» Dataset excerpt
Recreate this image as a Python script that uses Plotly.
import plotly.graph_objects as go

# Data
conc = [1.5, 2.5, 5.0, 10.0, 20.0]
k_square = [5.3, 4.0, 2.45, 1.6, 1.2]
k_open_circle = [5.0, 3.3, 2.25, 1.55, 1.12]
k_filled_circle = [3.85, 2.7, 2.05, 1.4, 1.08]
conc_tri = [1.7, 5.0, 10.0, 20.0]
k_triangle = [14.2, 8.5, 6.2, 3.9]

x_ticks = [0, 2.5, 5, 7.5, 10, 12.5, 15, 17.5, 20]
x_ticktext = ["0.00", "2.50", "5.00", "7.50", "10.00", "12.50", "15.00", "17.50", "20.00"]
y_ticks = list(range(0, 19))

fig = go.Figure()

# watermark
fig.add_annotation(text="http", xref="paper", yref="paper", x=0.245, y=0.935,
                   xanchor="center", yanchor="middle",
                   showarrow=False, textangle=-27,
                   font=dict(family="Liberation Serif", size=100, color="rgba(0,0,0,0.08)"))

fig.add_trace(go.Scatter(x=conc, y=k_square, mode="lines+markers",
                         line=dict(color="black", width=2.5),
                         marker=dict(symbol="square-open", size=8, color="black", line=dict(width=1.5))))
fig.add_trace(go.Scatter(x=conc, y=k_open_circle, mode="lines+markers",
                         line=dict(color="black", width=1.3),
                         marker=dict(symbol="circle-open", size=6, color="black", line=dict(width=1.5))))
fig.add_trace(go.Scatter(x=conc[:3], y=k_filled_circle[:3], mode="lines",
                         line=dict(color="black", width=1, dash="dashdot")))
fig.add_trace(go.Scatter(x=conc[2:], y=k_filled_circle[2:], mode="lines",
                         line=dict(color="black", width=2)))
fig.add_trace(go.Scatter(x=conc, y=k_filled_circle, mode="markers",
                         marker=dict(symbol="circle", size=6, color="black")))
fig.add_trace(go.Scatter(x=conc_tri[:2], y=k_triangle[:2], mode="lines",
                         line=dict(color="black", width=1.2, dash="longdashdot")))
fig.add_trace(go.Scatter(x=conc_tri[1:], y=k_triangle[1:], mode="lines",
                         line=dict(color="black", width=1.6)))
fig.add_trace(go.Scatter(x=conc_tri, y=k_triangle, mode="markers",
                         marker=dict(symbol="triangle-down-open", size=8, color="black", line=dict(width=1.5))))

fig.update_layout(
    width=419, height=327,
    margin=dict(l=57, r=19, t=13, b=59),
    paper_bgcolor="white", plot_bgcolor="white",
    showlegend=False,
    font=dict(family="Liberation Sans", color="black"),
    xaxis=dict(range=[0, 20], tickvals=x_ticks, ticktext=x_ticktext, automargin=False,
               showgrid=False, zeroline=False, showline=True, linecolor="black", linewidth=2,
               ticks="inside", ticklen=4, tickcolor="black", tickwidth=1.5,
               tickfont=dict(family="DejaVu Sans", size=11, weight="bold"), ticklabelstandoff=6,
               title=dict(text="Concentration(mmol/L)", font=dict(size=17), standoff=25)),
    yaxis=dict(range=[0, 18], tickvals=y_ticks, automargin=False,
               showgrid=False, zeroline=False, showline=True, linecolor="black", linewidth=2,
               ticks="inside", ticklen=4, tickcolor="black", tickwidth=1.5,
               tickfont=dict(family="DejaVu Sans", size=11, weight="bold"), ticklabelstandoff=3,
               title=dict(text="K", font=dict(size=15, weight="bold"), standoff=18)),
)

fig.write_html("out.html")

» Work instructions
Transcribe the material exactly as it reads.

» Solution for this problem
Recreate this image as a Python script that uses Plotly.
import plotly.graph_objects as go

# Data
conc = [1.5, 2.5, 5.0, 10.0, 20.0]
k_square = [5.3, 4.0, 2.45, 1.6, 1.2]
k_open_circle = [5.0, 3.3, 2.25, 1.55, 1.12]
k_filled_circle = [3.85, 2.7, 2.05, 1.4, 1.08]
conc_tri = [1.7, 5.0, 10.0, 20.0]
k_triangle = [14.2, 8.5, 6.2, 3.9]

x_ticks = [0, 2.5, 5, 7.5, 10, 12.5, 15, 17.5, 20]
x_ticktext = ["0.00", "2.50", "5.00", "7.50", "10.00", "12.50", "15.00", "17.50", "20.00"]
y_ticks = list(range(0, 19))

fig = go.Figure()

# watermark
fig.add_annotation(text="http", xref="paper", yref="paper", x=0.245, y=0.935,
                   xanchor="center", yanchor="middle",
                   showarrow=False, textangle=-27,
                   font=dict(family="Liberation Serif", size=100, color="rgba(0,0,0,0.08)"))

fig.add_trace(go.Scatter(x=conc, y=k_square, mode="lines+markers",
                         line=dict(color="black", width=2.5),
                         marker=dict(symbol="square-open", size=8, color="black", line=dict(width=1.5))))
fig.add_trace(go.Scatter(x=conc, y=k_open_circle, mode="lines+markers",
                         line=dict(color="black", width=1.3),
                         marker=dict(symbol="circle-open", size=6, color="black", line=dict(width=1.5))))
fig.add_trace(go.Scatter(x=conc[:3], y=k_filled_circle[:3], mode="lines",
                         line=dict(color="black", width=1, dash="dashdot")))
fig.add_trace(go.Scatter(x=conc[2:], y=k_filled_circle[2:], mode="lines",
                         line=dict(color="black", width=2)))
fig.add_trace(go.Scatter(x=conc, y=k_filled_circle, mode="markers",
                         marker=dict(symbol="circle", size=6, color="black")))
fig.add_trace(go.Scatter(x=conc_tri[:2], y=k_triangle[:2], mode="lines",
                         line=dict(color="black", width=1.2, dash="longdashdot")))
fig.add_trace(go.Scatter(x=conc_tri[1:], y=k_triangle[1:], mode="lines",
                         line=dict(color="black", width=1.6)))
fig.add_trace(go.Scatter(x=conc_tri, y=k_triangle, mode="markers",
                         marker=dict(symbol="triangle-down-open", size=8, color="black", line=dict(width=1.5))))

fig.update_layout(
    width=419, height=327,
    margin=dict(l=57, r=19, t=13, b=59),
    paper_bgcolor="white", plot_bgcolor="white",
    showlegend=False,
    font=dict(family="Liberation Sans", color="black"),
    xaxis=dict(range=[0, 20], tickvals=x_ticks, ticktext=x_ticktext, automargin=False,
               showgrid=False, zeroline=False, showline=True, linecolor="black", linewidth=2,
               ticks="inside", ticklen=4, tickcolor="black", tickwidth=1.5,
               tickfont=dict(family="DejaVu Sans", size=11, weight="bold"), ticklabelstandoff=6,
               title=dict(text="Concentration(mmol/L)", font=dict(size=17), standoff=25)),
    yaxis=dict(range=[0, 18], tickvals=y_ticks, automargin=False,
               showgrid=False, zeroline=False, showline=True, linecolor="black", linewidth=2,
               ticks="inside", ticklen=4, tickcolor="black", tickwidth=1.5,
               tickfont=dict(family="DejaVu Sans", size=11, weight="bold"), ticklabelstandoff=3,
               title=dict(text="K", font=dict(size=15, weight="bold"), standoff=18)),
)

fig.write_html("out.html")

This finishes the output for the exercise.